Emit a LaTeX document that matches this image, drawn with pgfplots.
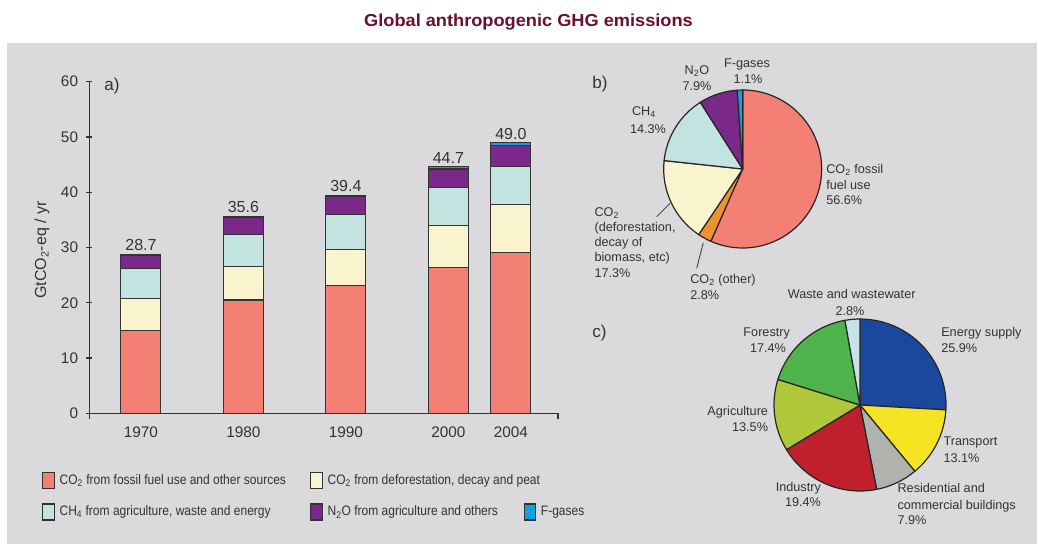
++++
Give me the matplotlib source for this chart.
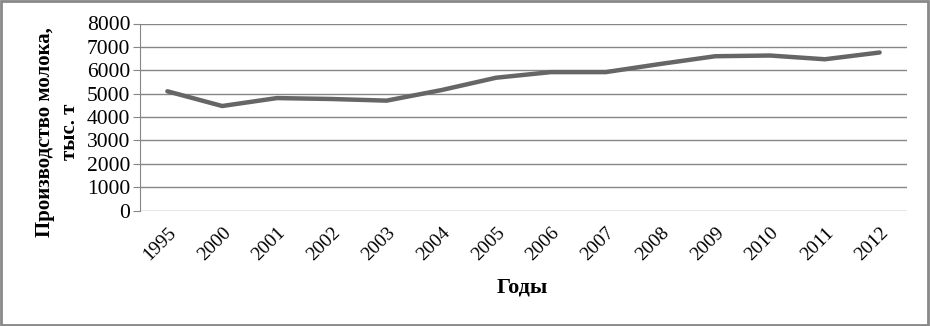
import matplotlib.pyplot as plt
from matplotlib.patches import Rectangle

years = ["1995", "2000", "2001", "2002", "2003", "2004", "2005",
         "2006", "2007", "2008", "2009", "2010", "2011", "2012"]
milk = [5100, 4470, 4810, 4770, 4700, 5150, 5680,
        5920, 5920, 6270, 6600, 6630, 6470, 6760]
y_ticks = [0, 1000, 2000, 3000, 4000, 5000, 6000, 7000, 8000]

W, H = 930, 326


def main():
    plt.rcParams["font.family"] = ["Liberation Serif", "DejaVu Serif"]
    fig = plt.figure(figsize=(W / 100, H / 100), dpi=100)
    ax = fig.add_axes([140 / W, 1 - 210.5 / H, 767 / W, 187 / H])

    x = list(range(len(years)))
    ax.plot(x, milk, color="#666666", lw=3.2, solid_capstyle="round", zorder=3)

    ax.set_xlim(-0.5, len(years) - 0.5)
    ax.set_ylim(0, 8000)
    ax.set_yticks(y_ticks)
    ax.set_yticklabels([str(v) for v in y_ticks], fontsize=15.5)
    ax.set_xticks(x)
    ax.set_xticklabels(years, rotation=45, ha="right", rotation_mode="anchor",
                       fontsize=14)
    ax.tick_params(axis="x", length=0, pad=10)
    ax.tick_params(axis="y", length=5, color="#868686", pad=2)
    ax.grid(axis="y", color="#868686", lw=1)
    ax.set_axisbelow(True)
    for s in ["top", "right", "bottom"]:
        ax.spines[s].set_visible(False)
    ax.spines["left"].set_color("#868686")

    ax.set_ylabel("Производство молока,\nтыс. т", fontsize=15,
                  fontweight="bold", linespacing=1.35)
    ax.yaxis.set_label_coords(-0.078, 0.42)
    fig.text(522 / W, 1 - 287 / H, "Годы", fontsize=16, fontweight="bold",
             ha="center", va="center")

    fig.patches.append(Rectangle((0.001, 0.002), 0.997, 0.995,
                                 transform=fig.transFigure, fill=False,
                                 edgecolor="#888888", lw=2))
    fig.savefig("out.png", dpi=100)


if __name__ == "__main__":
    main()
++++
| DIRECTIONS |
Report each line of the material above where the word "this" appears.

| WORKED SOLUTION |
Emit a LaTeX document that matches this image, drawn with pgfplots.
Give me the matplotlib source for this chart.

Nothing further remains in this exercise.